··· STORED RECORDS

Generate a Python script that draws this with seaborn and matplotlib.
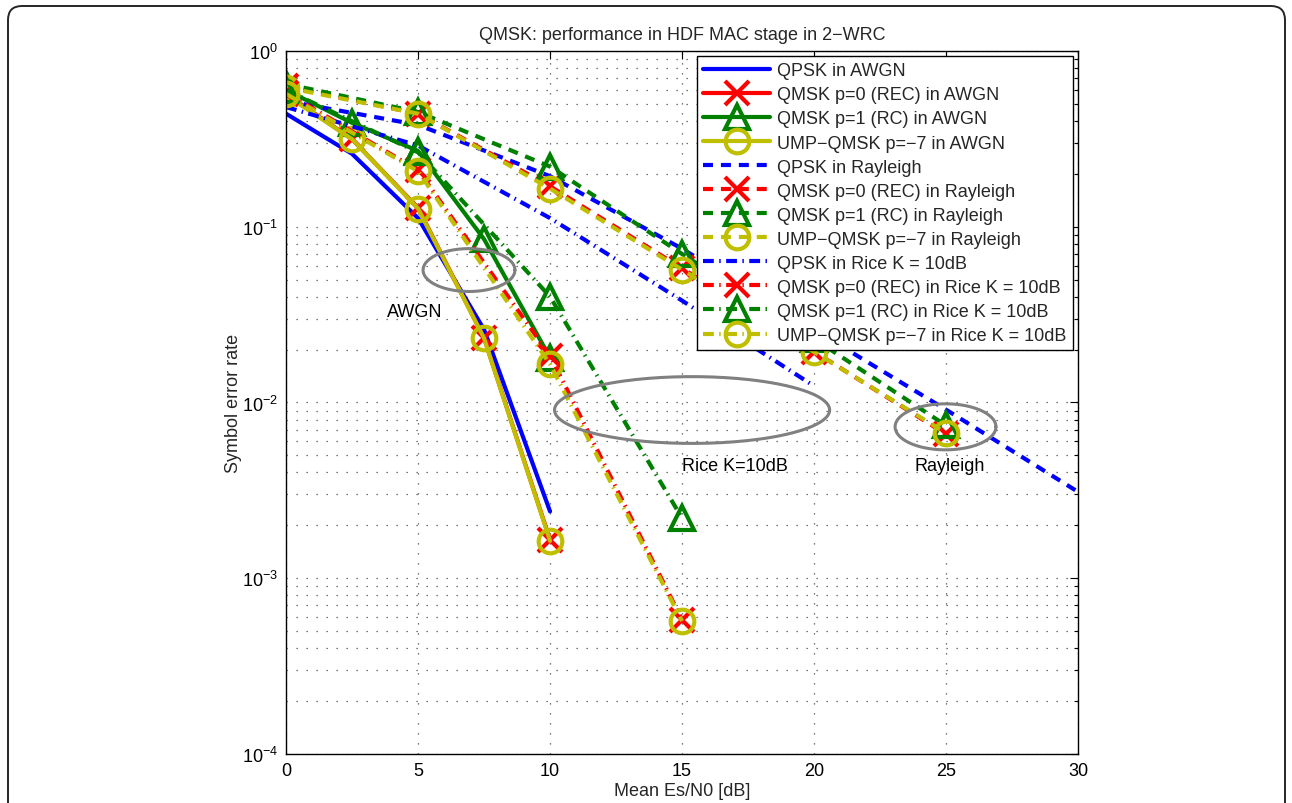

······
··· STORED RECORDS

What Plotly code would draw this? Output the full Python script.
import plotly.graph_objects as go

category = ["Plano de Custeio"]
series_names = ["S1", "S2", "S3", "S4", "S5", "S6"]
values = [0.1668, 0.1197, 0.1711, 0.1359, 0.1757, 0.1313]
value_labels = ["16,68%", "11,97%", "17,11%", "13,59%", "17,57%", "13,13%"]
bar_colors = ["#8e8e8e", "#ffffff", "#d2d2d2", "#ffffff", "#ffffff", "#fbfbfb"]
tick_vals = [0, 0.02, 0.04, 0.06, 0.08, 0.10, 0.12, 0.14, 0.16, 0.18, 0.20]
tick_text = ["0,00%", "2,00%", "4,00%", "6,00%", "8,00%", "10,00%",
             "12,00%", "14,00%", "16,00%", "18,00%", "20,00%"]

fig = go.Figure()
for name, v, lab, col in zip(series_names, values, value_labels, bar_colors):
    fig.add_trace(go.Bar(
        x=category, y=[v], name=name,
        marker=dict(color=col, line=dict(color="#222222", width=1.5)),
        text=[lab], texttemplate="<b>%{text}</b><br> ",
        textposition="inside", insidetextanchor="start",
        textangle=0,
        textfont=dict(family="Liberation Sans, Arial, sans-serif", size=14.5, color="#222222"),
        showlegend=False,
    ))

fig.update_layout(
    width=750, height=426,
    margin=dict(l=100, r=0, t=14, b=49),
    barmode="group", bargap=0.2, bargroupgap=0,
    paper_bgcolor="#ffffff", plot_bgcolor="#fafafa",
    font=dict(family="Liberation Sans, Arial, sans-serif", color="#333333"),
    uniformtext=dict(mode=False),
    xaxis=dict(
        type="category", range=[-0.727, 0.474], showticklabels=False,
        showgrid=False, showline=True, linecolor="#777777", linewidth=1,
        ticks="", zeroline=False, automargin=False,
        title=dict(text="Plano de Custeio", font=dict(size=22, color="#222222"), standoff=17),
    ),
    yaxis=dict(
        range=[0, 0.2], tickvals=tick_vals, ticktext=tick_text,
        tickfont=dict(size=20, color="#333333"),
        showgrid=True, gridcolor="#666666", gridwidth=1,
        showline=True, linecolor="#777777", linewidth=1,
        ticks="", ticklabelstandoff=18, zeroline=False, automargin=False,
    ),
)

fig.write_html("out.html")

······
··· STORED RECORDS

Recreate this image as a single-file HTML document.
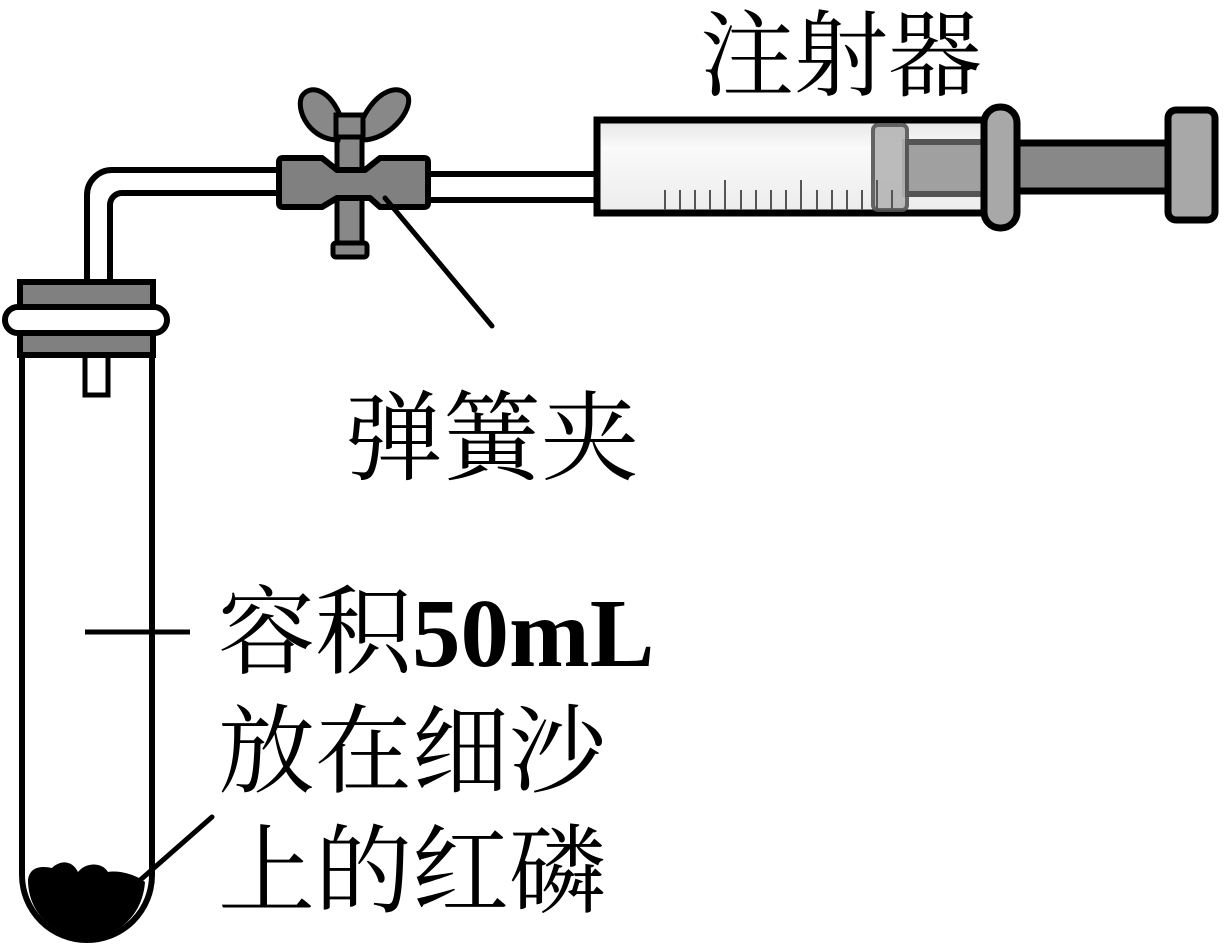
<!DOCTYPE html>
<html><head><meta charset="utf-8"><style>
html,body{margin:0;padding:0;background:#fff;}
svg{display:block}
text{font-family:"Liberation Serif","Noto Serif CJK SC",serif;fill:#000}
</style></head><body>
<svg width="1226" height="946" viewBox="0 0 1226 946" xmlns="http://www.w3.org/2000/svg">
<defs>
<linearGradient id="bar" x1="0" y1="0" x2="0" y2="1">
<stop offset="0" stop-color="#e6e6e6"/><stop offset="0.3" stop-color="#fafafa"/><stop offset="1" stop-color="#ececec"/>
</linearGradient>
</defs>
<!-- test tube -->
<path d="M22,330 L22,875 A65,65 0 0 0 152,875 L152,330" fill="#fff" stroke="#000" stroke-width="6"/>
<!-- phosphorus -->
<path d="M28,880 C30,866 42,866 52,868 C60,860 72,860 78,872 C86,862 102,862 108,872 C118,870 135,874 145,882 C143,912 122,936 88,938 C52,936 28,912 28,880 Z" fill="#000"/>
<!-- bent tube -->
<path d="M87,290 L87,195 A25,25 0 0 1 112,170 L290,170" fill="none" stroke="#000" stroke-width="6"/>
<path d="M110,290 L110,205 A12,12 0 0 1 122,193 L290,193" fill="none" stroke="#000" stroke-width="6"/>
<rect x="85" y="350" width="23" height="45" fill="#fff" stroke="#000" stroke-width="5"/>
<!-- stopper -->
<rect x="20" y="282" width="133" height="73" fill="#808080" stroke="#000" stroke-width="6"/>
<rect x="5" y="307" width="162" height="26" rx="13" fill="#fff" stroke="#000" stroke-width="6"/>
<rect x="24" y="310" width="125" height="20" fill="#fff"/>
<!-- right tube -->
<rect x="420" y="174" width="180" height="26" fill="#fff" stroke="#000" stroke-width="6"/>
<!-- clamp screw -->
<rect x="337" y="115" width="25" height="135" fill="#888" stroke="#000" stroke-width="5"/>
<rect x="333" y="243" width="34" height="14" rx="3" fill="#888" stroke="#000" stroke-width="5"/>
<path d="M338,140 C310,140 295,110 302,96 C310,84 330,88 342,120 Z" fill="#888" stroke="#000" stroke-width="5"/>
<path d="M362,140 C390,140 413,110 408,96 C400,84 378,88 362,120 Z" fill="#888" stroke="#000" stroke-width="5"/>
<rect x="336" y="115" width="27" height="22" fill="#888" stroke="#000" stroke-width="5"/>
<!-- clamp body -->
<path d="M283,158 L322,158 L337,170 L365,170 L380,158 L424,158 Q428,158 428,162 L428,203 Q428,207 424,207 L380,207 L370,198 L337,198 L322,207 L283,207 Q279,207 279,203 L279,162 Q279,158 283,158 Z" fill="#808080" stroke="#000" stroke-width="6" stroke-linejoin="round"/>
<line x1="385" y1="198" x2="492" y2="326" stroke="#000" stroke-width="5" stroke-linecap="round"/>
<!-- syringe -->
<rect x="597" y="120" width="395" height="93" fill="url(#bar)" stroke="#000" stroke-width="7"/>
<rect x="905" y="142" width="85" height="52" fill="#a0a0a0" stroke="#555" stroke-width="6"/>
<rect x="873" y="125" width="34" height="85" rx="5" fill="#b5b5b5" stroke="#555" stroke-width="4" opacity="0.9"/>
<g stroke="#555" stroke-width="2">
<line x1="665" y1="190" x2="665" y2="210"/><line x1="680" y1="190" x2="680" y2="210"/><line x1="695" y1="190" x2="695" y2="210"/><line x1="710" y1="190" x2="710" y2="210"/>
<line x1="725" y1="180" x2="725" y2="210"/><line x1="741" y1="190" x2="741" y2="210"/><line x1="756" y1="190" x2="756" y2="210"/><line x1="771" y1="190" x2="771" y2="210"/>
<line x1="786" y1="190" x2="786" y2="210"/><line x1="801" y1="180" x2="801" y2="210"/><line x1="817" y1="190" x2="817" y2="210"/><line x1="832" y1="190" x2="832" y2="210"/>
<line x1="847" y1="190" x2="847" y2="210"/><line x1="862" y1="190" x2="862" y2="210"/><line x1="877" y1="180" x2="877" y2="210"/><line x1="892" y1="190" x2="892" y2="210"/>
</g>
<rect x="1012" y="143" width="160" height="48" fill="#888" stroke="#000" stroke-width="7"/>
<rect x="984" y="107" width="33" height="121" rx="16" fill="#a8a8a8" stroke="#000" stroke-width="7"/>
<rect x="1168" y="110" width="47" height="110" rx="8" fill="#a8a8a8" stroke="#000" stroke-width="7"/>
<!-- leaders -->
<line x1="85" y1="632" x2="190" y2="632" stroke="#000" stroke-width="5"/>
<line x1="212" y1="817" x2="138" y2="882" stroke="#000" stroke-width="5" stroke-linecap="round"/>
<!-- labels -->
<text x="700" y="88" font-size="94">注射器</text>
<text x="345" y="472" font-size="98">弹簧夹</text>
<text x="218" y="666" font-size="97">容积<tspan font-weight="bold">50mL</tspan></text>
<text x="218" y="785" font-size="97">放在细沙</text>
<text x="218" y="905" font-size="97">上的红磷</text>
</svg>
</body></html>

······

▶ [EXERCISE DIRECTIONS]: Gather all lines of the records that include the word "this".

▶ [OUTPUT]:
Generate a Python script that draws this with seaborn and matplotlib.
What Plotly code would draw this? Output the full Python script.
Recreate this image as a single-file HTML document.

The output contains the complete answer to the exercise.